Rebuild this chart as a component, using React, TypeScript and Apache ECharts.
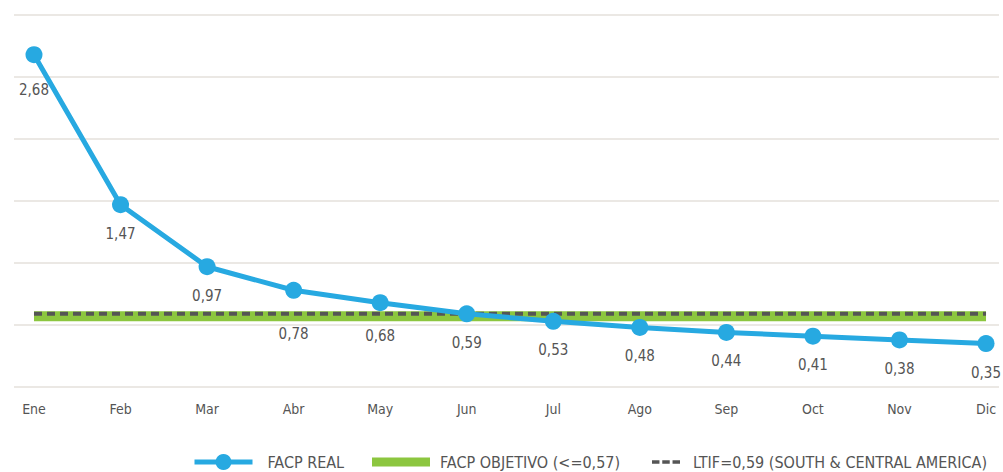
import React, { useEffect, useRef } from "react";
import * as echarts from "echarts";

const months = ["Ene", "Feb", "Mar", "Abr", "May", "Jun", "Jul", "Ago", "Sep", "Oct", "Nov", "Dic"];
const facpReal = [2.68, 1.47, 0.97, 0.78, 0.68, 0.59, 0.53, 0.48, 0.44, 0.41, 0.38, 0.35];
const facpObjetivo = 0.57;
const ltif = 0.59;
const yTicks = [0, 0.5, 1, 1.5, 2, 2.5, 3];

const NAME_REAL = "FACP REAL";
const NAME_OBJ = "FACP OBJETIVO (<=0,57)";
const NAME_LTIF = "LTIF=0,59 (SOUTH & CENTRAL AMERICA)";

const FONT = "'DejaVu Sans Condensed', 'Liberation Sans Narrow', sans-serif";
const BLUE = "#27a9e1";
const GREEN = "#8cc63f";
const DASH = "#555555";
const TEXT = "#555555";

// label distances for points whose labels sit further below the marker
const labelDistance: Record<number, number> = { 0: 19, 3: 28, 4: 17 };

export default function App() {
  const ref = useRef<HTMLDivElement>(null);
  useEffect(() => {
    document.body.style.margin = "0";
    if (!ref.current) return;
    const chart = echarts.init(ref.current, undefined, { renderer: "svg" });
    const idx = months.map((_, i) => i);
    const legendText = { color: TEXT, fontFamily: FONT, fontSize: 16 };
    chart.setOption({
      animation: false,
      backgroundColor: "#ffffff",
      grid: { left: 14, right: 4, top: 15, bottom: 85 },
      xAxis: {
        type: "value",
        min: -0.231,
        max: 11.15,
        axisLine: { show: false },
        axisTick: { show: false },
        splitLine: { show: false },
        axisLabel: {
          customValues: idx,
          formatter: (v: number) => months[Math.round(v)] ?? "",
          color: TEXT,
          fontFamily: FONT,
          fontSize: 14,
          margin: 15,
          showMinLabel: true,
          showMaxLabel: true,
        },
      },
      yAxis: {
        type: "value",
        min: yTicks[0],
        max: yTicks[yTicks.length - 1],
        interval: 0.5,
        axisLabel: { show: false },
        axisLine: { show: false },
        axisTick: { show: false },
        splitLine: { show: true, lineStyle: { color: "#ebe8e4", width: 2 } },
      },
      legend: [
        {
          data: [NAME_REAL],
          left: 192,
          top: 454,
          padding: 0,
          itemWidth: 58,
          itemHeight: 20,
          lineStyle: { width: 5 },
          textStyle: { ...legendText, padding: [0, 0, 0, 10] },
        },
        {
          data: [{ name: NAME_OBJ, icon: "rect" }],
          left: 372,
          top: 454,
          padding: 0,
          itemWidth: 58,
          itemHeight: 9,
          textStyle: { ...legendText, padding: [0, 0, 0, 5] },
        },
        {
          data: [{ name: NAME_LTIF, icon: "path://M0,0h8v4h-8z M11,0h8v4h-8z M22,0h8v4h-8z" }],
          left: 652,
          top: 454,
          padding: 0,
          itemWidth: 28,
          itemHeight: 4,
          textStyle: { ...legendText, padding: [0, 0, 0, 8] },
        },
      ],
      series: [
        {
          name: NAME_OBJ,
          type: "line",
          data: idx.map((i) => [i, facpObjetivo]),
          symbol: "none",
          color: GREEN,
          lineStyle: { color: GREEN, width: 10 },
          z: 1,
        },
        {
          name: NAME_LTIF,
          type: "line",
          data: idx.map((i) => [i, ltif]),
          symbol: "none",
          color: DASH,
          lineStyle: { color: DASH, width: 4, type: [8, 5] },
          z: 2,
        },
        {
          name: NAME_REAL,
          type: "line",
          data: facpReal.map((v, i) =>
            labelDistance[i] !== undefined
              ? { value: [i, v], label: { distance: labelDistance[i] } }
              : [i, v]
          ),
          symbol: "circle",
          symbolSize: 17,
          color: BLUE,
          itemStyle: { color: BLUE },
          lineStyle: { color: BLUE, width: 5 },
          label: {
            show: true,
            position: "bottom",
            distance: 13,
            color: TEXT,
            fontFamily: FONT,
            fontSize: 15,
            formatter: (p: any) => (p.value[1] as number).toFixed(2).replace(".", ","),
          },
          z: 3,
        },
      ],
    });
    return () => chart.dispose();
  }, []);
  return <div ref={ref} style={{ width: 1003, height: 472 }} />;
}
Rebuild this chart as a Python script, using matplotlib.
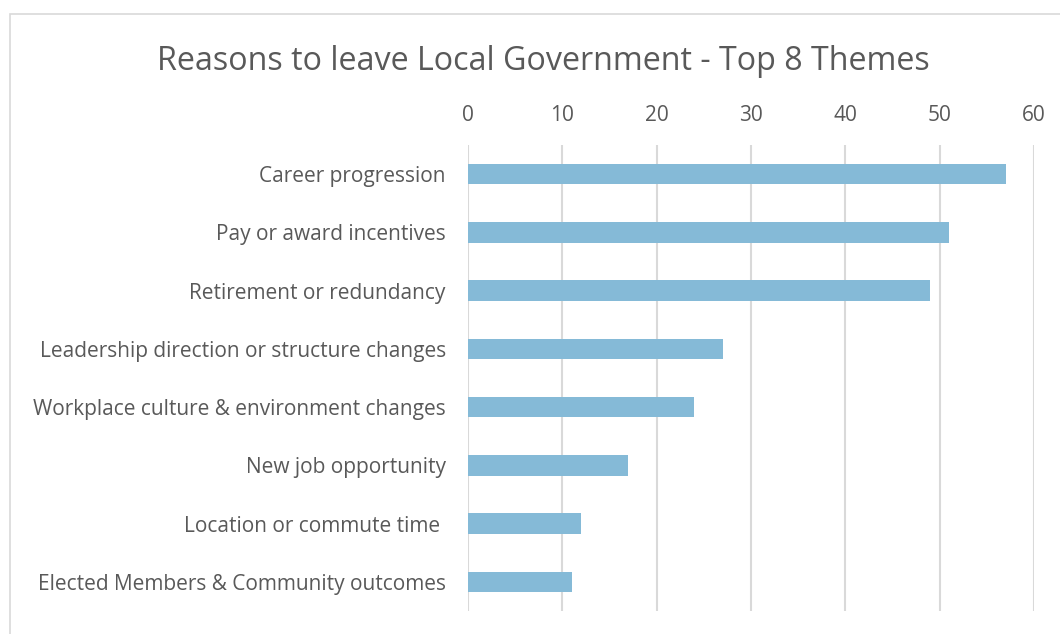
import matplotlib
matplotlib.use("Agg")
import matplotlib.pyplot as plt
from matplotlib.patches import Rectangle

categories = [
    "Career progression",
    "Pay or award incentives",
    "Retirement or redundancy",
    "Leadership direction or structure changes",
    "Workplace culture & environment changes",
    "New job opportunity",
    "Location or commute time ",
    "Elected Members & Community outcomes",
]
values = [57, 51, 49, 27, 24, 17, 12, 11]
x_ticks = [0, 10, 20, 30, 40, 50, 60]

plt.rcParams["font.family"] = ["Open Sans", "DejaVu Sans"]
text_color = "#595959"
grid_color = "#D9D9D9"
bar_color = "#85BAD7"

W, H = 1060, 634
fig = plt.figure(figsize=(W / 100, H / 100), dpi=100)

# chart area outline
fig.patches.append(Rectangle((10 / W, -0.1), 1.2, 1 - 14 / H + 0.1,
                             transform=fig.transFigure, fill=False,
                             edgecolor=grid_color, linewidth=1.2))

ax = fig.add_axes([468 / W, 1 - 611 / H, (1034 - 468) / W, (611 - 145) / H])
pos = list(range(len(categories)))
ax.barh(pos, values, height=0.35, color=bar_color, zorder=3)
ax.set_ylim(len(categories) - 0.5, -0.5)
ax.set_xlim(0, 60)
ax.set_yticks(pos)
ax.set_yticklabels(categories, fontsize=15, color=text_color)
ax.set_xticks(x_ticks)
ax.set_xticklabels([str(t) for t in x_ticks], fontsize=15, color=text_color)
ax.xaxis.tick_top()
ax.tick_params(axis="both", length=0)
ax.tick_params(axis="y", pad=16)
ax.tick_params(axis="x", pad=14)
ax.grid(axis="x", color=grid_color, linewidth=1.5, zorder=0)
for s in ax.spines.values():
    s.set_visible(False)

fig.text(543 / W, 1 - 61 / H, "Reasons to leave Local Government - Top 8 Themes",
         ha="center", va="center", fontsize=23.2, color=text_color)

fig.savefig("out.png", dpi=100)
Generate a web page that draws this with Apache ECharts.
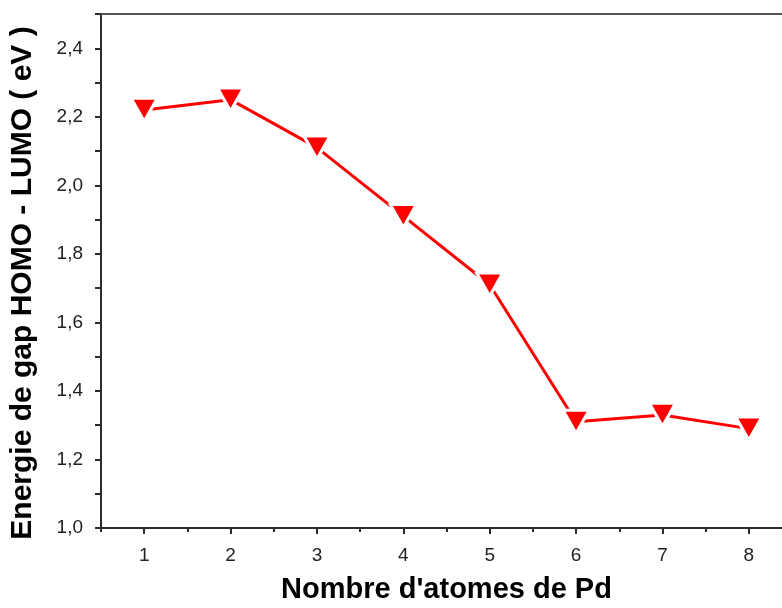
=-=-=
Requirement: From the listing above, pick out every line containing "using".

Task output:
Rebuild this chart as a component, using React, TypeScript and Apache ECharts.
Rebuild this chart as a Python script, using matplotlib.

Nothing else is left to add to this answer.